Copy verbatim the block of lines in the entries below whose first line contains "Generate a component" and whose last line contains "Chart.register(...registerables);". Leave out all other lines.

#### RECORDS FOR THE TASK

┄┄┄┄┄┄┄┄┄┄

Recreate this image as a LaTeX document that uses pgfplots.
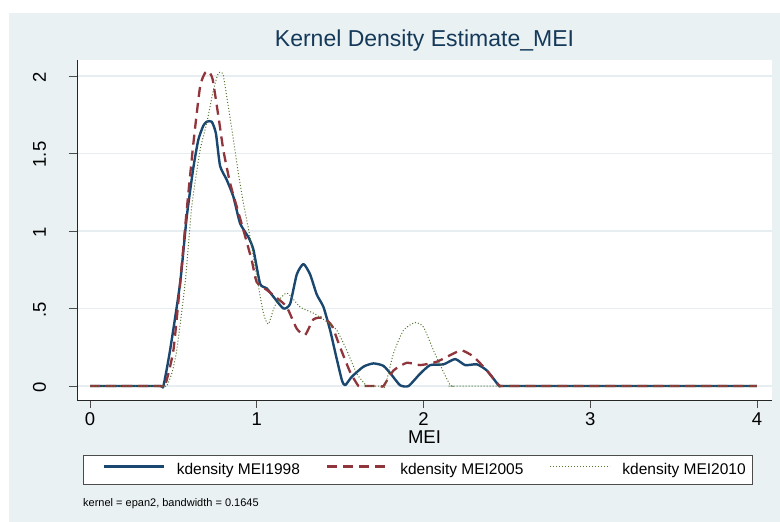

┄┄┄┄┄┄┄┄┄┄

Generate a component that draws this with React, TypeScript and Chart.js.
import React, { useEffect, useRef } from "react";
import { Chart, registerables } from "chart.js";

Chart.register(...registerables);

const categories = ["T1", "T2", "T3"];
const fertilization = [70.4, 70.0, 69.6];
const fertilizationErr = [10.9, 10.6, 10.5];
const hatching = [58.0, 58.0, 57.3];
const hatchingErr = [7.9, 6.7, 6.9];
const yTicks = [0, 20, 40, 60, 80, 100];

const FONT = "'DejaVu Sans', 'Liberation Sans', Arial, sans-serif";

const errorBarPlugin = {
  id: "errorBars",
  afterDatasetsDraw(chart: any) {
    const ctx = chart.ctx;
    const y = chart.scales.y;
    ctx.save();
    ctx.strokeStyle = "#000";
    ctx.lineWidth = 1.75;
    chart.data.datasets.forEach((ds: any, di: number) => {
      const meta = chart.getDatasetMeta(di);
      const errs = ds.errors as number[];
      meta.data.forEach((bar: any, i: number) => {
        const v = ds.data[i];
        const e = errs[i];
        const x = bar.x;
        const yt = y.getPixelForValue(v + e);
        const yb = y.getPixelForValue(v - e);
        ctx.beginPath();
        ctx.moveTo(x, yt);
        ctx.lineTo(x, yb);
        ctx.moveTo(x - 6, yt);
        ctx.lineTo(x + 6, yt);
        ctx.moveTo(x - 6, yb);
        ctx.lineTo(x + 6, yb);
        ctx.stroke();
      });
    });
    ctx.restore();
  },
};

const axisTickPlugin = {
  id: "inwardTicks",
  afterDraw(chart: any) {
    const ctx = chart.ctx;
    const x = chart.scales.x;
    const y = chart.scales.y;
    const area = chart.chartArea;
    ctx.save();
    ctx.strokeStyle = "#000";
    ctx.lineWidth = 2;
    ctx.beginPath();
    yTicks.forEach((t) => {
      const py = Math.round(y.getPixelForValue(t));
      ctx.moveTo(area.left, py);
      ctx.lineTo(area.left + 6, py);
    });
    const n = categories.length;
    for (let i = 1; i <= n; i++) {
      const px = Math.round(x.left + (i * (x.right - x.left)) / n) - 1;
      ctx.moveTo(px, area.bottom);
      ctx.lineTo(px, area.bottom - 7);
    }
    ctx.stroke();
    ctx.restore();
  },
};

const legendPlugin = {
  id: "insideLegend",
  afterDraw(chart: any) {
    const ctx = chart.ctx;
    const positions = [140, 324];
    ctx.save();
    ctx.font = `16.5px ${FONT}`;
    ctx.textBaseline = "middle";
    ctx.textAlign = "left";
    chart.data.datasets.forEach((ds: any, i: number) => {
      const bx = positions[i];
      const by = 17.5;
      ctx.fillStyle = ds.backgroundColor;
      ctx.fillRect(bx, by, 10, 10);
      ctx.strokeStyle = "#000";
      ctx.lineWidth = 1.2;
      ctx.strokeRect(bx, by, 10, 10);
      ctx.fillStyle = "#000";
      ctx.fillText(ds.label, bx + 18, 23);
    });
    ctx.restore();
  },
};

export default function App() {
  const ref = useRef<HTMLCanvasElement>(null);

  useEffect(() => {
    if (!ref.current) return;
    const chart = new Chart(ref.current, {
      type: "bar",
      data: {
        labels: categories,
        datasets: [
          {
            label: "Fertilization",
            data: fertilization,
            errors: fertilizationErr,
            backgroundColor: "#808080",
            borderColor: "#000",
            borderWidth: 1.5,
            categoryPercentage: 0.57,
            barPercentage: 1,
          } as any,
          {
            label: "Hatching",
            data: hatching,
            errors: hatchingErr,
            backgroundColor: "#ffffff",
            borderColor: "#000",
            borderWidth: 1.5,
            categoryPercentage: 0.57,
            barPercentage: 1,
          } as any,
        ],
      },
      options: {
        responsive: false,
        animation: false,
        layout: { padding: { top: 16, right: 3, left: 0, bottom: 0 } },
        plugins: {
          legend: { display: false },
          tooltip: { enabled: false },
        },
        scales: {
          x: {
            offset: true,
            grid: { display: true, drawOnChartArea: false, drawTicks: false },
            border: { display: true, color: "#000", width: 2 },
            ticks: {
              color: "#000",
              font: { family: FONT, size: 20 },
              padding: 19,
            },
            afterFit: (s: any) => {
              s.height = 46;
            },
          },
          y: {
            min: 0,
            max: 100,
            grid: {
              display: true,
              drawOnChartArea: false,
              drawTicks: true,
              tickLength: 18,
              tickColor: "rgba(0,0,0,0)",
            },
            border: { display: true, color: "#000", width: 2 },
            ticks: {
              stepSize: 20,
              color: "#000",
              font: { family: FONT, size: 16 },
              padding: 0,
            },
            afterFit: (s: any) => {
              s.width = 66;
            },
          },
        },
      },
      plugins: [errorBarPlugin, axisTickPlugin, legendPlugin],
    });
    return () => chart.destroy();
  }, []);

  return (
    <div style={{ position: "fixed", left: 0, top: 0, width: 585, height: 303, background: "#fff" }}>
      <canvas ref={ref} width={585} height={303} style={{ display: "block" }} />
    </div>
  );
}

┄┄┄┄┄┄┄┄┄┄

#### REPLY
Generate a component that draws this with React, TypeScript and Chart.js.
import React, { useEffect, useRef } from "react";
import { Chart, registerables } from "chart.js";

Chart.register(...registerables);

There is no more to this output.